— BEGIN TASK INPUTS —

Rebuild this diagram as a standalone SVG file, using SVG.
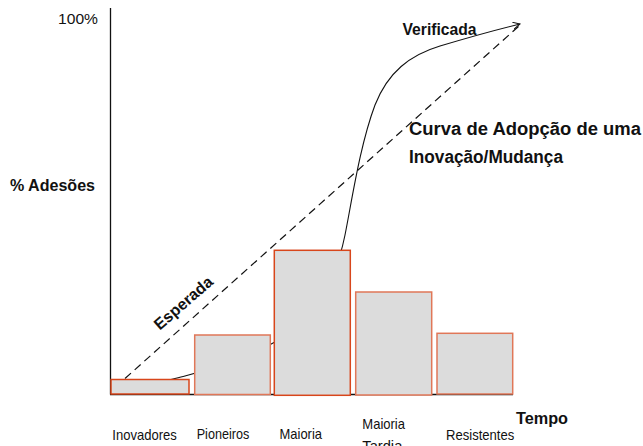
<svg xmlns="http://www.w3.org/2000/svg" width="643" height="446" viewBox="0 0 643 446">
<style>
.lbl{font-family:"Liberation Sans",Arial,sans-serif;font-size:15px;fill:#111}
.b{font-weight:bold}
.bar{fill:#dcdcdc;stroke-width:1.5}
.dk{stroke:#d8461b}
.lt{stroke:#e07758}
.ax{stroke:#111;stroke-width:1.3;fill:none}
</style>
<defs>
<marker id="ah" markerUnits="userSpaceOnUse" markerWidth="10" markerHeight="10" refX="7" refY="3.5" orient="auto">
<path d="M0,0 L7,3.5 L0,7" fill="none" stroke="#111" stroke-width="1"/>
</marker>
</defs>
<g id="axes">
<line class="ax" x1="110.5" y1="8" x2="110.5" y2="394.5"/>
<line class="ax" x1="110" y1="394.5" x2="513" y2="394.5"/>
</g>
<g id="connectors">
<path id="verificada-curve" d="M112 392 C140 388,165 381,185 376 C215 368,250 356,275 342 C310 320,335 285,345 235 C352 200,360 145,375 105 C388 72,410 55,440 46 C470 37,495 30,520 24" fill="none" stroke="#111" stroke-width="1.1" marker-end="url(#ah)"/>
<line id="esperada-line" x1="125" y1="378.5" x2="519" y2="26" stroke="#111" stroke-width="1.2" stroke-dasharray="8,5"/>
</g>
<g id="bar-inovadores"><rect class="bar dk" x="111" y="379.5" width="78" height="14.5"/></g>
<g id="bar-pioneiros"><rect class="bar lt" x="194.7" y="335" width="75.6" height="59.5"/></g>
<g id="bar-maioria"><rect class="bar dk" x="274.3" y="250.3" width="76" height="145"/></g>
<g id="bar-maioria-tardia"><rect class="bar lt" x="355.7" y="292" width="76" height="103"/></g>
<g id="bar-resistentes"><rect class="bar lt" x="437" y="333.3" width="75.7" height="60.7"/></g>
<g id="labels">
<text class="lbl" x="98" y="24" text-anchor="end" textLength="40" lengthAdjust="spacingAndGlyphs">100%</text>
<text class="lbl b" x="10" y="191" style="font-size:16px" textLength="85" lengthAdjust="spacingAndGlyphs">% Adesões</text>
<text class="lbl b" x="402.5" y="35" style="font-size:16px" textLength="74" lengthAdjust="spacingAndGlyphs">Verificada</text>
<text class="lbl b" x="409" y="135" style="font-size:18px" textLength="232" lengthAdjust="spacingAndGlyphs">Curva de Adopção de uma</text>
<text class="lbl b" x="409" y="162.5" style="font-size:18px" textLength="154" lengthAdjust="spacingAndGlyphs">Inovação/Mudança</text>
<text class="lbl b" x="187" y="307" text-anchor="middle" style="font-size:16px" transform="rotate(-41 187 307)">Esperada</text>
<text class="lbl b" x="516" y="424" style="font-size:16px" textLength="52" lengthAdjust="spacingAndGlyphs">Tempo</text>
<text class="lbl" x="112.3" y="440" textLength="64.5" lengthAdjust="spacingAndGlyphs">Inovadores</text>
<text class="lbl" x="196.7" y="438.5" textLength="52.6" lengthAdjust="spacingAndGlyphs">Pioneiros</text>
<text class="lbl" x="279.5" y="438.5" textLength="42.5" lengthAdjust="spacingAndGlyphs">Maioria</text>
<text class="lbl" x="362.3" y="429" textLength="42.7" lengthAdjust="spacingAndGlyphs">Maioria</text>
<text class="lbl" x="362.3" y="450.7" textLength="40" lengthAdjust="spacingAndGlyphs">Tardia</text>
<text class="lbl" x="446" y="440" textLength="68.3" lengthAdjust="spacingAndGlyphs">Resistentes</text>
</g>
</svg>
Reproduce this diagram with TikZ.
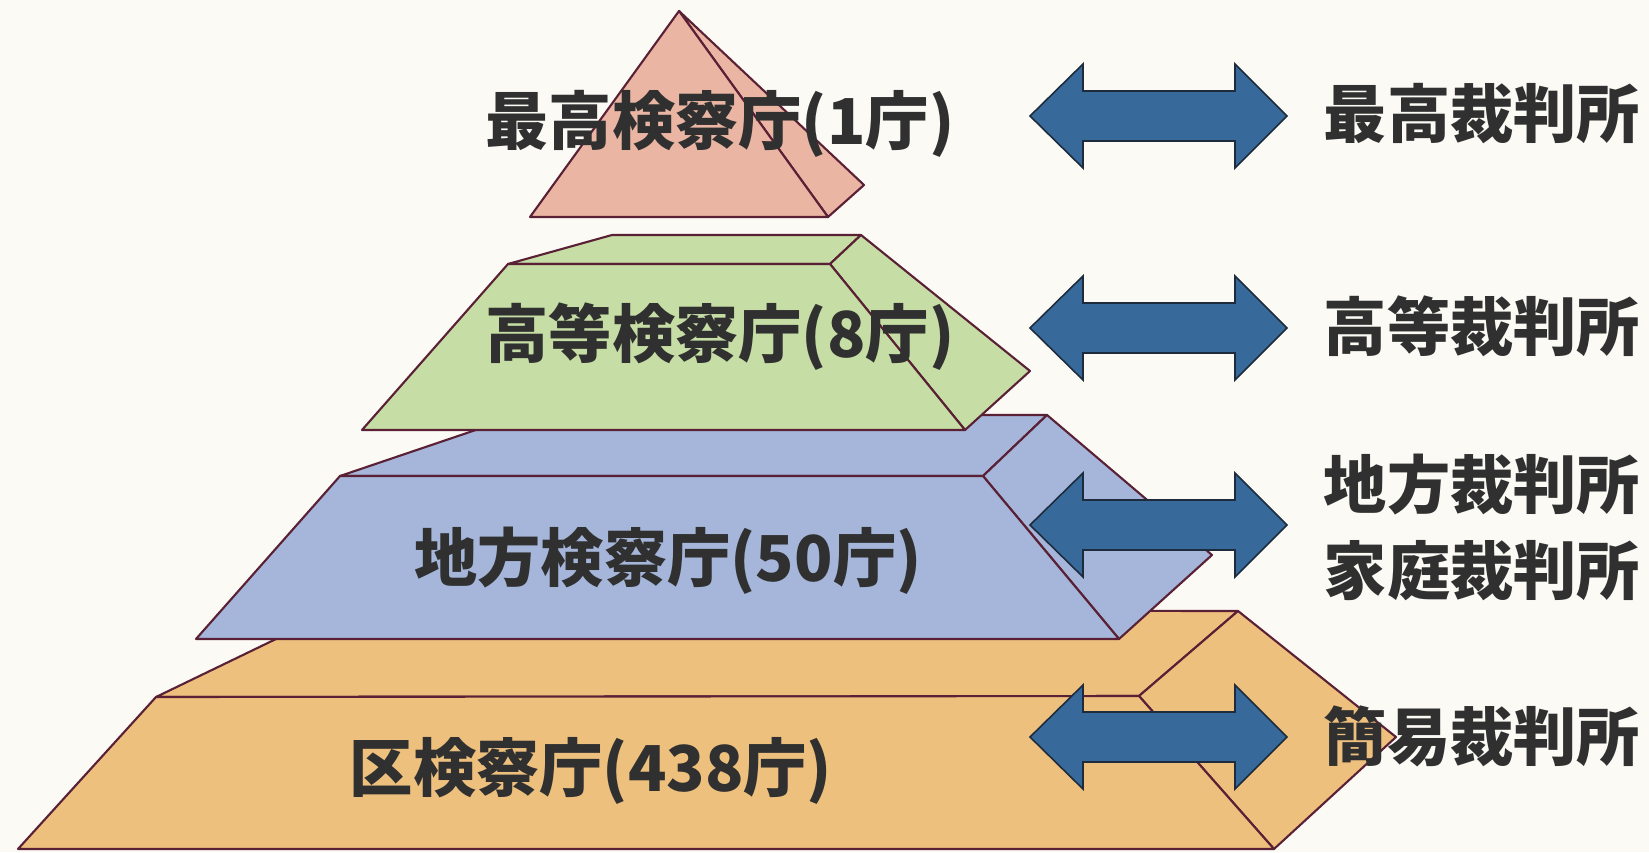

— END TASK INPUTS —

- PROMPT:
Transcribe all the records above word for word, without their images.

- COMPLETED EXERCISE:
Rebuild this diagram as a standalone SVG file, using SVG.
<svg xmlns="http://www.w3.org/2000/svg" width="643" height="446" viewBox="0 0 643 446">
<style>
.lbl{font-family:"Liberation Sans",Arial,sans-serif;font-size:15px;fill:#111}
.b{font-weight:bold}
.bar{fill:#dcdcdc;stroke-width:1.5}
.dk{stroke:#d8461b}
.lt{stroke:#e07758}
.ax{stroke:#111;stroke-width:1.3;fill:none}
</style>
<defs>
<marker id="ah" markerUnits="userSpaceOnUse" markerWidth="10" markerHeight="10" refX="7" refY="3.5" orient="auto">
<path d="M0,0 L7,3.5 L0,7" fill="none" stroke="#111" stroke-width="1"/>
</marker>
</defs>
<g id="axes">
<line class="ax" x1="110.5" y1="8" x2="110.5" y2="394.5"/>
<line class="ax" x1="110" y1="394.5" x2="513" y2="394.5"/>
</g>
<g id="connectors">
<path id="verificada-curve" d="M112 392 C140 388,165 381,185 376 C215 368,250 356,275 342 C310 320,335 285,345 235 C352 200,360 145,375 105 C388 72,410 55,440 46 C470 37,495 30,520 24" fill="none" stroke="#111" stroke-width="1.1" marker-end="url(#ah)"/>
<line id="esperada-line" x1="125" y1="378.5" x2="519" y2="26" stroke="#111" stroke-width="1.2" stroke-dasharray="8,5"/>
</g>
<g id="bar-inovadores"><rect class="bar dk" x="111" y="379.5" width="78" height="14.5"/></g>
<g id="bar-pioneiros"><rect class="bar lt" x="194.7" y="335" width="75.6" height="59.5"/></g>
<g id="bar-maioria"><rect class="bar dk" x="274.3" y="250.3" width="76" height="145"/></g>
<g id="bar-maioria-tardia"><rect class="bar lt" x="355.7" y="292" width="76" height="103"/></g>
<g id="bar-resistentes"><rect class="bar lt" x="437" y="333.3" width="75.7" height="60.7"/></g>
<g id="labels">
<text class="lbl" x="98" y="24" text-anchor="end" textLength="40" lengthAdjust="spacingAndGlyphs">100%</text>
<text class="lbl b" x="10" y="191" style="font-size:16px" textLength="85" lengthAdjust="spacingAndGlyphs">% Adesões</text>
<text class="lbl b" x="402.5" y="35" style="font-size:16px" textLength="74" lengthAdjust="spacingAndGlyphs">Verificada</text>
<text class="lbl b" x="409" y="135" style="font-size:18px" textLength="232" lengthAdjust="spacingAndGlyphs">Curva de Adopção de uma</text>
<text class="lbl b" x="409" y="162.5" style="font-size:18px" textLength="154" lengthAdjust="spacingAndGlyphs">Inovação/Mudança</text>
<text class="lbl b" x="187" y="307" text-anchor="middle" style="font-size:16px" transform="rotate(-41 187 307)">Esperada</text>
<text class="lbl b" x="516" y="424" style="font-size:16px" textLength="52" lengthAdjust="spacingAndGlyphs">Tempo</text>
<text class="lbl" x="112.3" y="440" textLength="64.5" lengthAdjust="spacingAndGlyphs">Inovadores</text>
<text class="lbl" x="196.7" y="438.5" textLength="52.6" lengthAdjust="spacingAndGlyphs">Pioneiros</text>
<text class="lbl" x="279.5" y="438.5" textLength="42.5" lengthAdjust="spacingAndGlyphs">Maioria</text>
<text class="lbl" x="362.3" y="429" textLength="42.7" lengthAdjust="spacingAndGlyphs">Maioria</text>
<text class="lbl" x="362.3" y="450.7" textLength="40" lengthAdjust="spacingAndGlyphs">Tardia</text>
<text class="lbl" x="446" y="440" textLength="68.3" lengthAdjust="spacingAndGlyphs">Resistentes</text>
</g>
</svg>
Reproduce this diagram with TikZ.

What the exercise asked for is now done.